- **INSTRUCTIONS FOR THE TASK**:
Every record below should be written out exactly; pictures stay out.

- **ENTRIES**:

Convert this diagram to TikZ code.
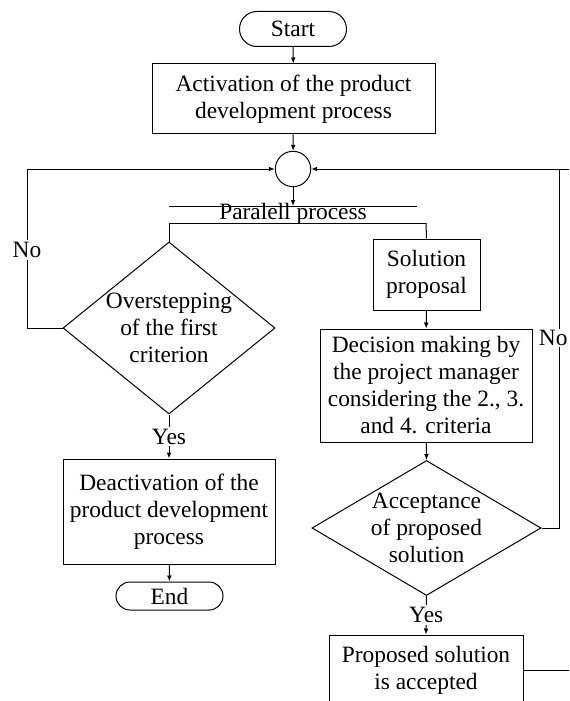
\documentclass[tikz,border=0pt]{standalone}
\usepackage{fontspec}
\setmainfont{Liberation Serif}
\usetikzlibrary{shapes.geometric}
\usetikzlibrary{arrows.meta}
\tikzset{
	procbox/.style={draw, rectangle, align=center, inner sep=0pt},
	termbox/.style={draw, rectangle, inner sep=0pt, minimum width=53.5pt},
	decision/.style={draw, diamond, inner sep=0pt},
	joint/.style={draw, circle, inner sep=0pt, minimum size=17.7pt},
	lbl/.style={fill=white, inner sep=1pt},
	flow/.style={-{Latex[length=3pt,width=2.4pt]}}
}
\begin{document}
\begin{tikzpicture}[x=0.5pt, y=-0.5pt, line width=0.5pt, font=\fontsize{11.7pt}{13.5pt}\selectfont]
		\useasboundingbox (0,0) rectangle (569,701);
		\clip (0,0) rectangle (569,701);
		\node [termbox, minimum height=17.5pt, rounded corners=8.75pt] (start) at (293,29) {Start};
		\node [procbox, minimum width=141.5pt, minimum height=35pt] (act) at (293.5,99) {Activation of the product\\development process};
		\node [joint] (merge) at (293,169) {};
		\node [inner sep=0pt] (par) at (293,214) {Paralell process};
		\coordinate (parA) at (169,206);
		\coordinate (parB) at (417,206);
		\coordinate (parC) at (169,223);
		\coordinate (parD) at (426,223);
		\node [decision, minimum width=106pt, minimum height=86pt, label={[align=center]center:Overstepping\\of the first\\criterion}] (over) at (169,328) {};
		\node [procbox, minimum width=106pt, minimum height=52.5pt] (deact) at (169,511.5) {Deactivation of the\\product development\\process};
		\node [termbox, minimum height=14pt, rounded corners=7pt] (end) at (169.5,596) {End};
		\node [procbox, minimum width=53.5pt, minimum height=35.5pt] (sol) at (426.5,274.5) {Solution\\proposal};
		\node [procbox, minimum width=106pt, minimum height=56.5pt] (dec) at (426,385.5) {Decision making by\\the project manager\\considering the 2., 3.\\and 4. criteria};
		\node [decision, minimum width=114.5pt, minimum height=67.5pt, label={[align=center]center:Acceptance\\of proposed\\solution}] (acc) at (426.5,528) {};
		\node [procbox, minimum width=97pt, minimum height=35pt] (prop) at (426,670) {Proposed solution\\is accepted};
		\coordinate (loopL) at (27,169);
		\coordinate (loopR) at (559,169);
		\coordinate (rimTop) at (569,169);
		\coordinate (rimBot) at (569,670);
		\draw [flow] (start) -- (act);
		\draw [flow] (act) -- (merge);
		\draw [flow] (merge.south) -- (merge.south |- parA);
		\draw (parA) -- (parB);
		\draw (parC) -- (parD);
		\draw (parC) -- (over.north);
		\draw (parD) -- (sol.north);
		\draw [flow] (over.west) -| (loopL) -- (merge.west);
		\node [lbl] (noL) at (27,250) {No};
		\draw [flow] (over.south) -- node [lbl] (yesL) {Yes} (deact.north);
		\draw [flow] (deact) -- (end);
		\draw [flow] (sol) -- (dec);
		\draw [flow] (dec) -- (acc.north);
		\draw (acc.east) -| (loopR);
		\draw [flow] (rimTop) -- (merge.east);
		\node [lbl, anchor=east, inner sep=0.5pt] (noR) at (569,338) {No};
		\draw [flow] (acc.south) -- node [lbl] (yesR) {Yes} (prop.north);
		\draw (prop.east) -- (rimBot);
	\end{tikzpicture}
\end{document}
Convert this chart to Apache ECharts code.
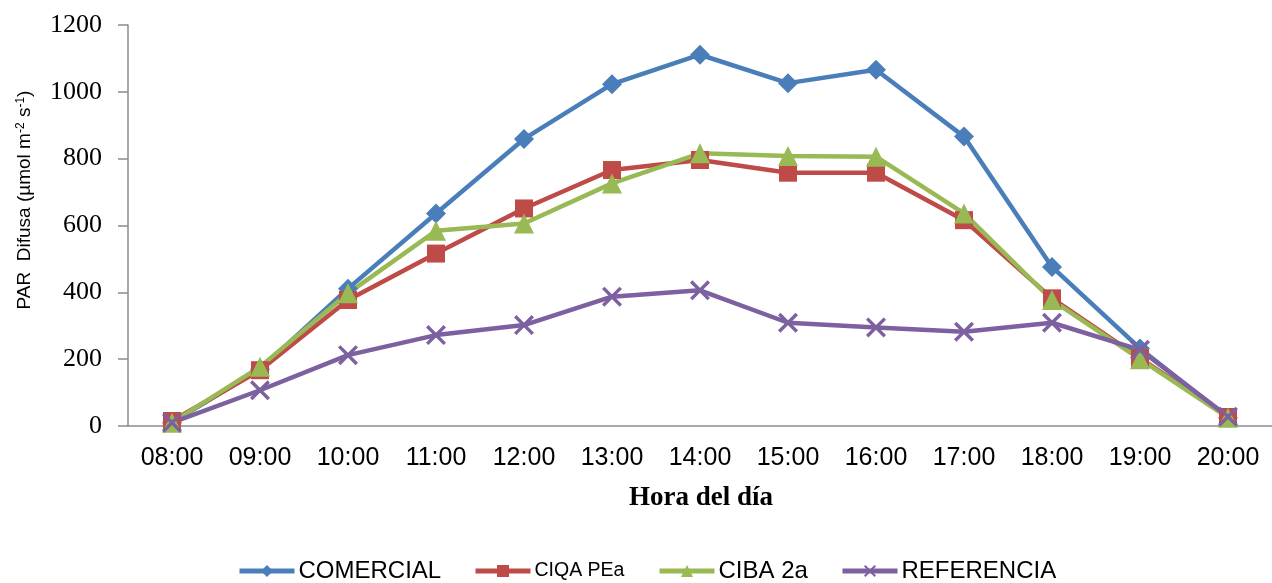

- **REPLY**:
Convert this diagram to TikZ code.
\documentclass[tikz,border=0pt]{standalone}
\usepackage{fontspec}
\setmainfont{Liberation Serif}
\usetikzlibrary{shapes.geometric}
\usetikzlibrary{arrows.meta}
\tikzset{
	procbox/.style={draw, rectangle, align=center, inner sep=0pt},
	termbox/.style={draw, rectangle, inner sep=0pt, minimum width=53.5pt},
	decision/.style={draw, diamond, inner sep=0pt},
	joint/.style={draw, circle, inner sep=0pt, minimum size=17.7pt},
	lbl/.style={fill=white, inner sep=1pt},
	flow/.style={-{Latex[length=3pt,width=2.4pt]}}
}
\begin{document}
\begin{tikzpicture}[x=0.5pt, y=-0.5pt, line width=0.5pt, font=\fontsize{11.7pt}{13.5pt}\selectfont]
		\useasboundingbox (0,0) rectangle (569,701);
		\clip (0,0) rectangle (569,701);
		\node [termbox, minimum height=17.5pt, rounded corners=8.75pt] (start) at (293,29) {Start};
		\node [procbox, minimum width=141.5pt, minimum height=35pt] (act) at (293.5,99) {Activation of the product\\development process};
		\node [joint] (merge) at (293,169) {};
		\node [inner sep=0pt] (par) at (293,214) {Paralell process};
		\coordinate (parA) at (169,206);
		\coordinate (parB) at (417,206);
		\coordinate (parC) at (169,223);
		\coordinate (parD) at (426,223);
		\node [decision, minimum width=106pt, minimum height=86pt, label={[align=center]center:Overstepping\\of the first\\criterion}] (over) at (169,328) {};
		\node [procbox, minimum width=106pt, minimum height=52.5pt] (deact) at (169,511.5) {Deactivation of the\\product development\\process};
		\node [termbox, minimum height=14pt, rounded corners=7pt] (end) at (169.5,596) {End};
		\node [procbox, minimum width=53.5pt, minimum height=35.5pt] (sol) at (426.5,274.5) {Solution\\proposal};
		\node [procbox, minimum width=106pt, minimum height=56.5pt] (dec) at (426,385.5) {Decision making by\\the project manager\\considering the 2., 3.\\and 4. criteria};
		\node [decision, minimum width=114.5pt, minimum height=67.5pt, label={[align=center]center:Acceptance\\of proposed\\solution}] (acc) at (426.5,528) {};
		\node [procbox, minimum width=97pt, minimum height=35pt] (prop) at (426,670) {Proposed solution\\is accepted};
		\coordinate (loopL) at (27,169);
		\coordinate (loopR) at (559,169);
		\coordinate (rimTop) at (569,169);
		\coordinate (rimBot) at (569,670);
		\draw [flow] (start) -- (act);
		\draw [flow] (act) -- (merge);
		\draw [flow] (merge.south) -- (merge.south |- parA);
		\draw (parA) -- (parB);
		\draw (parC) -- (parD);
		\draw (parC) -- (over.north);
		\draw (parD) -- (sol.north);
		\draw [flow] (over.west) -| (loopL) -- (merge.west);
		\node [lbl] (noL) at (27,250) {No};
		\draw [flow] (over.south) -- node [lbl] (yesL) {Yes} (deact.north);
		\draw [flow] (deact) -- (end);
		\draw [flow] (sol) -- (dec);
		\draw [flow] (dec) -- (acc.north);
		\draw (acc.east) -| (loopR);
		\draw [flow] (rimTop) -- (merge.east);
		\node [lbl, anchor=east, inner sep=0.5pt] (noR) at (569,338) {No};
		\draw [flow] (acc.south) -- node [lbl] (yesR) {Yes} (prop.north);
		\draw (prop.east) -- (rimBot);
	\end{tikzpicture}
\end{document}
Convert this chart to Apache ECharts code.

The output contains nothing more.